CHARLES ROBINSON: Well there's no doubt that agents aren't happy with the fact that there has been the cap rollback. And we're particularly starting to see the effects of that in NFL free agency in that second wave. There's-- we always call it in the NFL the strong second wave, where you have, basically-- the first round comes out, that's massive deals, and then you have some guys who are positioned to really pick and choose in the second round, both from the team end but also from the player end. And you'll still see some sec-- some really big contracts in the second wave.

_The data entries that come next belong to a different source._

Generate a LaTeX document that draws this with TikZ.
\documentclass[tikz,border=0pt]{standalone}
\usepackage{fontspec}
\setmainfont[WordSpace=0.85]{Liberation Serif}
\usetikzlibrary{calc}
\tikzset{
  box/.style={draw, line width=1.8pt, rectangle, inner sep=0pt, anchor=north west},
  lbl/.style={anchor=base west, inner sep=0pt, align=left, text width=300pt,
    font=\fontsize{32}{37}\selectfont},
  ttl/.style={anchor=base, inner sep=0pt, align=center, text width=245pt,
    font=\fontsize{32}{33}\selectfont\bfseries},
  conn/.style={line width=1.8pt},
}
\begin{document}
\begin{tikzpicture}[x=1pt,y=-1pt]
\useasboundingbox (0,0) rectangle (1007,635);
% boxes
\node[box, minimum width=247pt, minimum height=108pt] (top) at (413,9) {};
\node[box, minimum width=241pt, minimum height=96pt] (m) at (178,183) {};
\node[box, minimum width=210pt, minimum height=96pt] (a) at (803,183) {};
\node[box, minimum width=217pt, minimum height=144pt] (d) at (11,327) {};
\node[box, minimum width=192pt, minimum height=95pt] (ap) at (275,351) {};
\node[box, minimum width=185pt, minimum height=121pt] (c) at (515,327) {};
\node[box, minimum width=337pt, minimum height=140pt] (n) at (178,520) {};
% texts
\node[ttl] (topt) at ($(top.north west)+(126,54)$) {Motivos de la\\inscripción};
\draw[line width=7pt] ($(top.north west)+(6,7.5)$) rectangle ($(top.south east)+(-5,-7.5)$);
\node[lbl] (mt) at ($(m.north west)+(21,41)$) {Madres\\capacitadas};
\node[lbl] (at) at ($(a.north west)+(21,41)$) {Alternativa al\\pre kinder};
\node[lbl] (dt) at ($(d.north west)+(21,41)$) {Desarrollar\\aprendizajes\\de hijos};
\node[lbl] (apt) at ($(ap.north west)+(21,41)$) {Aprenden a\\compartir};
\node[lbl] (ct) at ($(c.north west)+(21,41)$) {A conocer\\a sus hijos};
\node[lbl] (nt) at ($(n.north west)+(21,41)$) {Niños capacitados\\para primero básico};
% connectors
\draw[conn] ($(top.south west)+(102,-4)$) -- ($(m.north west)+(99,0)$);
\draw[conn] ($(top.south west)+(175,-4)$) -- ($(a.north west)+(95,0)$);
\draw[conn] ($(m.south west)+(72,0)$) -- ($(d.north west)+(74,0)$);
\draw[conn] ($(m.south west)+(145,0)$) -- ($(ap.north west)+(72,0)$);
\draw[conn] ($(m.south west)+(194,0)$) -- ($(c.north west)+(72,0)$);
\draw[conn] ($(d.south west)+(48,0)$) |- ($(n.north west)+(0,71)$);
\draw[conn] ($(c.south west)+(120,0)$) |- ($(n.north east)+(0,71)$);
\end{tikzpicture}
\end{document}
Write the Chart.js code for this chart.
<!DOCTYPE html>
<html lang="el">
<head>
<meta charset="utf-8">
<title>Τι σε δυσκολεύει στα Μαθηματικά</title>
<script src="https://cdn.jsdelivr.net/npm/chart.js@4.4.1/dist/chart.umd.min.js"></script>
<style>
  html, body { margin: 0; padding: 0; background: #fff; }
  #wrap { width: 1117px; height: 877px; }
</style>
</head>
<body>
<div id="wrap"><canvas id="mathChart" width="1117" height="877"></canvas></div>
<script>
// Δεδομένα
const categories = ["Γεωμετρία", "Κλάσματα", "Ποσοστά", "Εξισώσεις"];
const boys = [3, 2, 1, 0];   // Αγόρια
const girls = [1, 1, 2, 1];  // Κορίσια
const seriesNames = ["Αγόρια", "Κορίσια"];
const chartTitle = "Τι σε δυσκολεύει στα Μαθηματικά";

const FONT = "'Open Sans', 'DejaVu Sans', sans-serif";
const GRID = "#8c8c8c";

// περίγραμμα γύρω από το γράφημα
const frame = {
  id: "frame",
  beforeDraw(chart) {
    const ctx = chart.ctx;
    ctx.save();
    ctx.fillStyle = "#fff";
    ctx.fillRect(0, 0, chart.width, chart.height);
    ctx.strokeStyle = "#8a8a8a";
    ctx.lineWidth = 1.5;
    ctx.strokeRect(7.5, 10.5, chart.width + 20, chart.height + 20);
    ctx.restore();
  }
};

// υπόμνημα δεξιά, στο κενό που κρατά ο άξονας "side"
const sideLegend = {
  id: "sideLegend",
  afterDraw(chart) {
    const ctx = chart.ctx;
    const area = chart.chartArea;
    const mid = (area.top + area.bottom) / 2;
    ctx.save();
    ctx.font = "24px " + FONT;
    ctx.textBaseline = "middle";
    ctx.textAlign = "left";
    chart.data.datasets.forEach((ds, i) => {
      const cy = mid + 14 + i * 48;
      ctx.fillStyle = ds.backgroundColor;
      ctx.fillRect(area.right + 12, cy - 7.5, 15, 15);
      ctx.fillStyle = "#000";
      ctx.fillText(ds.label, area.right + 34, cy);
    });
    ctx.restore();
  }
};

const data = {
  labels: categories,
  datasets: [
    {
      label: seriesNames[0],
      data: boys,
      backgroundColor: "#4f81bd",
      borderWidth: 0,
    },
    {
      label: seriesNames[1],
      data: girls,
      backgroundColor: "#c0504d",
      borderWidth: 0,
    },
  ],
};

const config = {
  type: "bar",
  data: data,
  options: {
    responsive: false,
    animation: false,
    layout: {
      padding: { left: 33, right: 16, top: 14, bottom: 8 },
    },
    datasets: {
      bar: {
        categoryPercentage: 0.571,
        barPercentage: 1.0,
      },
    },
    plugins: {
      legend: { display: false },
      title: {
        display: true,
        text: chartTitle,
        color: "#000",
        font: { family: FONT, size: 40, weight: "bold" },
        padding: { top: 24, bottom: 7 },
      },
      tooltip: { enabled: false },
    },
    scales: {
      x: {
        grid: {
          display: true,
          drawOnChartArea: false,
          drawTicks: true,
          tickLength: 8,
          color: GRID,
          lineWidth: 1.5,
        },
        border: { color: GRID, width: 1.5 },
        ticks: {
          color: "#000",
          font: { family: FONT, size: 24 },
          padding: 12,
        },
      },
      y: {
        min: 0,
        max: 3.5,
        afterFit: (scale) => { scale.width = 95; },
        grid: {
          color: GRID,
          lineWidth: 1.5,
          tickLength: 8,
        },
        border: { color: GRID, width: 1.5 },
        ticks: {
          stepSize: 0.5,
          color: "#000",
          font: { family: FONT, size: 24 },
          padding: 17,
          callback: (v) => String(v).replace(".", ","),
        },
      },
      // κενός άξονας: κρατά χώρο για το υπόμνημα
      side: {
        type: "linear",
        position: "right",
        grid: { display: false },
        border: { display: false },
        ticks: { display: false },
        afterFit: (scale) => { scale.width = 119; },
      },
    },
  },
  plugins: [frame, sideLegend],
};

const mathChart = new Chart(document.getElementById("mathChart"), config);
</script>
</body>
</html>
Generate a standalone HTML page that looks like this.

That's not going to happen here. Not only is that not going to happen, you're going to see a lot of the middle-tier free agents linger for quite a while in free agency. That's all due to the cap rollback. And, you know, to sign a massive TV rights deal in the middle of this, you'll see agents that say, this is ridiculous-- we have this cap rollback and you're celebrating this massive deal. But the union sits there and it says, hey, this is a revenue share-- you should be happy, no one should be upset that-- that the league signed this massive, gargantuan TV deal.

And, by the way, remember it kicks in in 2023, so that's when you're going to see the lion's share of this portion for us really roll out into the cap. So NFL teams right now, the way that a lot of their salary cap models are built out, this year was the rollback, next year will be considered, quote unquote, a "flat cap," meaning next year will really be what this year's cap should have been. And then 2023 is the gap-up.

That's what every team is expecting, that in 2023 there will be the big step up in the cap. And then every year after that, the-- the graduating steps will be large. And I've spoken to some teams that say, hey $250 to $260 million by five years from now is realistic for the cap, that that's where the salary cap could be. Which is significant, considering we're looking at $183 million right now.

MYLES UDLAND: And maybe it'll be time for Mahomes to restructure his deal again to increase that annual cap hit, which I think comes down to something like 50 million. But, as you know, the numbers are always made up in the NFL, and the cap hits can always be massaged. We'll see what's going on in New Orleans this year. All right, Yahoo Sports's Charles Robinson, thanks for jumping on this morning. Always fun-- we'll talk soon.

CHARLES ROBINSON: Thanks for having me.